Take a look behind the scenes at our Teen Leader's Massive Resilience project, a six-month long program developed by Dr. Ram Bhagat to interrogate racism and oppression through a trauma sensitive arts integration project.
The purpose of the Massive Resilience project was to stimulate creative thinking, transform community perceptions, and provide young people with a creative process to interpret the root causes of racial conflict within American society.
During this project the teens learned about the role Richmond played in the trans-Atlantic slave trade, through various of historical media and a tour of’ The Trail of Enslaved Africans’, to gain a deeper understanding of the harrowing journey the first enslaved Africans faced in Virginia and our nation. They also discussed community attitudes and perspectives before and during the curated tour of ‘The Trail of Enslaved Africans’.

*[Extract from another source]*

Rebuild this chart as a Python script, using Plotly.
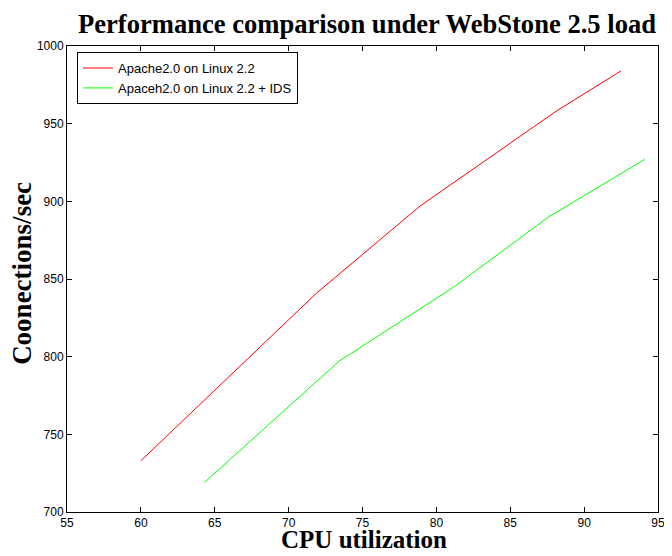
import plotly.graph_objects as go

title = "Performance comparison under WebStone 2.5 load"
x_label = "CPU utilization"
y_label = "Coonections/sec"

series1_name = "Apache2.0 on Linux 2.2"
series1_x = [60.0, 71.9, 78.9, 88.1, 92.5]
series1_y = [733, 841, 897, 958, 984]

series2_name = "Apaceh2.0 on Linux 2.2 + IDS"
series2_x = [64.3, 73.4, 81.2, 87.6, 94.1]
series2_y = [719, 797, 845, 890, 927]

x_ticks = [55, 60, 65, 70, 75, 80, 85, 90, 95]
y_ticks = [700, 750, 800, 850, 900, 950, 1000]

# the page body has an 8px default margin; size the figure so the page fits
# the 672x556 window without scrollbars
W, H = 656, 540
OFF = 8

fig = go.Figure()
fig.add_trace(go.Scatter(x=series1_x, y=series1_y, mode="lines", name=series1_name,
                         line=dict(color="#ff0000", width=1)))
fig.add_trace(go.Scatter(x=series2_x, y=series2_y, mode="lines", name=series2_name,
                         line=dict(color="#00ff00", width=1)))

serif = "Liberation Serif, Times New Roman, serif"
sans = "Liberation Sans, Arial, Helvetica, sans-serif"

axis_common = dict(showgrid=False, zeroline=False, showline=True, linecolor="black",
                   linewidth=1, mirror="ticks", ticks="inside", ticklen=5,
                   tickcolor="black", automargin=False, ticklabeloverflow="allow",
                   tickfont=dict(family=sans, size=12, color="black"))

fig.update_layout(
    width=W, height=H,
    margin=dict(l=67 - OFF, r=6, t=46 - OFF, b=36),
    paper_bgcolor="white", plot_bgcolor="white",
    title=dict(text="<b>" + title + "</b>", x=(367 - OFF) / W, xanchor="center",
               xref="container", yref="container", y=1 - (24 - OFF) / H, yanchor="middle",
               font=dict(family=serif, size=26.6, color="black")),
    xaxis=dict(range=[55, 95], tickvals=x_ticks, **axis_common),
    yaxis=dict(range=[700, 1000], tickvals=y_ticks, **axis_common),
    legend=dict(x=0.017, y=0.987, xanchor="left", yanchor="top",
                bgcolor="white", bordercolor="black", borderwidth=1,
                font=dict(family=sans, size=13, color="black"),
                tracegroupgap=0),
    showlegend=True,
    annotations=[
        dict(text="<b>" + x_label + "</b>", xref="paper", yref="paper",
             x=0.503, y=0, yshift=-27.5, xanchor="center", yanchor="middle",
             showarrow=False, font=dict(family=serif, size=25, color="black")),
        dict(text="<b>" + y_label + "</b>", xref="paper", yref="paper",
             x=0, xshift=-45, y=0.511, xanchor="center", yanchor="middle",
             textangle=-90, showarrow=False,
             font=dict(family=serif, size=27, color="black")),
    ],
)

fig.write_html("out.html")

A potent blend of drumming, dance, and drama ensured that the teen leaders interpret and responded to the experience in deep, safe, and transformative ways. Peacemaking circles were held to unpack and process strong emotions that may arise before, during, and after the walk along the ‘Trail of Enslaved Africans.’
The personal reflection of what has and has not changed in 400 years since the first enslaved peoples arrived and the creation of multi-disciplinary artwork provided a platform where their voices can be heard, by sharing their own perspectives. The program was layered with guests artists and lecturers, Michael Donovan aka Mikemetic, WRIR DJ and, Chad Ingold history teacher at Open High School, and VCU Theater Professor Dr. Tawnya Pettiford-Wates.
The exhibit opens at on March 1st at ART 180, 114 W. Marshall St., in Jackson Ward from 6-9 p.m., and features a DJ and live performance. The exhibition will remain open until March 22.